■ EXERCISE:
Across the listing below, how many lines hold "this"? Reply with the number by itself.

■ DATASET CONTENT:
____________________
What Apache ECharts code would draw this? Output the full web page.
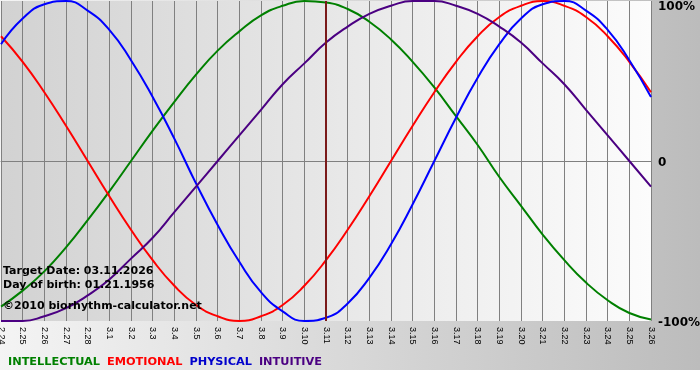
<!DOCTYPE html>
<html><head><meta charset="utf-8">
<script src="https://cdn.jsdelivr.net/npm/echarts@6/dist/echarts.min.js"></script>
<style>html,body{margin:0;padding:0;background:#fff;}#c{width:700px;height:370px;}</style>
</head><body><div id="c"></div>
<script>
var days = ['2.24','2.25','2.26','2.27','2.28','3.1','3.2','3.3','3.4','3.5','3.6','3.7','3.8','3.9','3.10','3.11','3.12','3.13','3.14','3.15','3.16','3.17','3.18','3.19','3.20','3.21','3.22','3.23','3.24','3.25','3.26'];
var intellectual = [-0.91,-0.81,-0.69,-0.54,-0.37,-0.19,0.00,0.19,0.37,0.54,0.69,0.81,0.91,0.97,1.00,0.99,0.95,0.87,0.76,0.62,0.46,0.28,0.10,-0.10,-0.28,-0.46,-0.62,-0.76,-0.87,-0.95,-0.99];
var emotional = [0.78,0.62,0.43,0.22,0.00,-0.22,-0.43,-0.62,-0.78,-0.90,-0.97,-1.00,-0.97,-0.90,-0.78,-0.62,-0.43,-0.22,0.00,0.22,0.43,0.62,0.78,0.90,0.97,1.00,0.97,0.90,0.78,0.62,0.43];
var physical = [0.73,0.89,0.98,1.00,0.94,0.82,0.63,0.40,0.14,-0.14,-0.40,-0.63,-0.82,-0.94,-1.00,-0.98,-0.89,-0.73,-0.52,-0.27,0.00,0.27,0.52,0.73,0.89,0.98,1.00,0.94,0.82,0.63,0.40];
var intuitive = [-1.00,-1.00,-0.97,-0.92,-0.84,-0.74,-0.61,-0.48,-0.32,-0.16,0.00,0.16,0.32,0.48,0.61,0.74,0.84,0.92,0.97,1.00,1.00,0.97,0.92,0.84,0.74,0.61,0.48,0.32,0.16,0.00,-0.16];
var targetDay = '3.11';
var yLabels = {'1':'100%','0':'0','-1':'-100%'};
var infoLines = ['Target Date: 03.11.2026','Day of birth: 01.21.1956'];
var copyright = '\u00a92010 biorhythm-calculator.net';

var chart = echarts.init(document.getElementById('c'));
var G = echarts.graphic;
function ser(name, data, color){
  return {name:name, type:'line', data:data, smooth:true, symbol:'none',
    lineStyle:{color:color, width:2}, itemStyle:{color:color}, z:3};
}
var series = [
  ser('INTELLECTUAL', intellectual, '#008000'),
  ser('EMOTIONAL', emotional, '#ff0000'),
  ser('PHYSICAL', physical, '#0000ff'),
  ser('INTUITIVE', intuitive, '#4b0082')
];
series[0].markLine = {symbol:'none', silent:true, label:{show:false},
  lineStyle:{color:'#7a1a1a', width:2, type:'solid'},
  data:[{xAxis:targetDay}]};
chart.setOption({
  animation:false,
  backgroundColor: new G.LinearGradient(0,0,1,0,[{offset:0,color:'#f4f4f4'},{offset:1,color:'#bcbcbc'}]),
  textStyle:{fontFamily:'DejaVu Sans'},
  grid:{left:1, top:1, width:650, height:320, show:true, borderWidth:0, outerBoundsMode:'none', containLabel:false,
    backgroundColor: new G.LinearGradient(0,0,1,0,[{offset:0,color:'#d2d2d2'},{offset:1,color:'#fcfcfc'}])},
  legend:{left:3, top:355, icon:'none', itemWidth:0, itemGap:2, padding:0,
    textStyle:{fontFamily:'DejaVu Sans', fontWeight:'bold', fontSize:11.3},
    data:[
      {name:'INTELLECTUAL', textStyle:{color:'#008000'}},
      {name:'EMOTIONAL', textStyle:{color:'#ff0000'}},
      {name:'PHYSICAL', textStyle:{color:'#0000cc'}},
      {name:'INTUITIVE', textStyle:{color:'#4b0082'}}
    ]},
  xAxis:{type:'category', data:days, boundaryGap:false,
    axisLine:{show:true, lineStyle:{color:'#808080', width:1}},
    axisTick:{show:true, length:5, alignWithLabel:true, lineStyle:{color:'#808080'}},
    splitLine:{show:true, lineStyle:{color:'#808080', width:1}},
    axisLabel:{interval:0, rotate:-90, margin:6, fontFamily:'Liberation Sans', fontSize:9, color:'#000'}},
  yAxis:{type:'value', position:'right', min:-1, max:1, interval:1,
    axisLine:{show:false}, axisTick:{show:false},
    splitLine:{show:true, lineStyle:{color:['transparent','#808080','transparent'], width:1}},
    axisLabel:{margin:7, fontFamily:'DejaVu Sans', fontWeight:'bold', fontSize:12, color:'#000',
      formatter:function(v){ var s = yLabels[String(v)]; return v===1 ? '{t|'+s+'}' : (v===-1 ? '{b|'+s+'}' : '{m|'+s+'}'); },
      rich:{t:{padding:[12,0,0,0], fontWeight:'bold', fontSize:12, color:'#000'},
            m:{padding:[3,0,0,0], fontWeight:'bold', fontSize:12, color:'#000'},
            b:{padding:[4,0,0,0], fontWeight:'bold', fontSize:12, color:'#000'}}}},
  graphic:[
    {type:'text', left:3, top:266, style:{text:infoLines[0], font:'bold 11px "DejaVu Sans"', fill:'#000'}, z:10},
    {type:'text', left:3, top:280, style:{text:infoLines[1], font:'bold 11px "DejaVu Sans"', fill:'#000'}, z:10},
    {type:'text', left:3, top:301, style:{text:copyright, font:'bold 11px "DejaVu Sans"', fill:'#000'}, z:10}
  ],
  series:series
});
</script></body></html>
____________________
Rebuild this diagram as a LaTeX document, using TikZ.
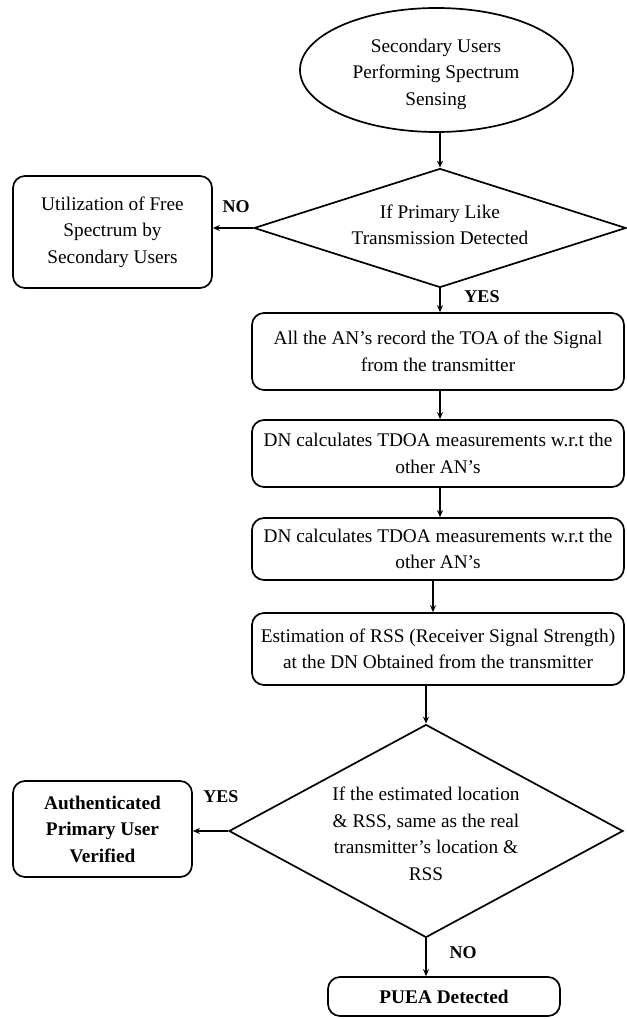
____________________
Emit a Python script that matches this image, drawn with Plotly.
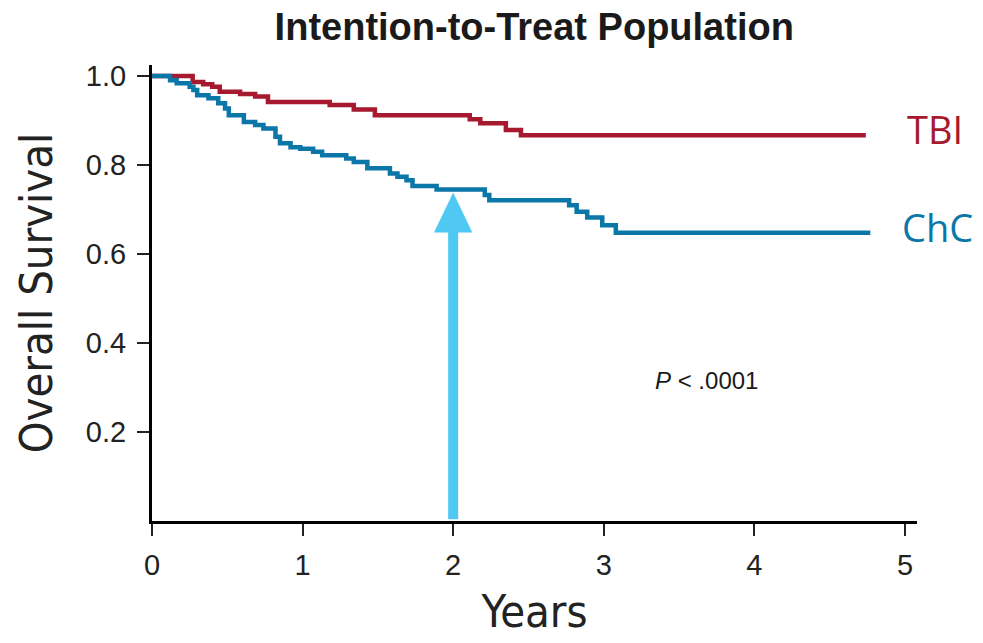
____________________
■ RESULT OF THE TASK:
3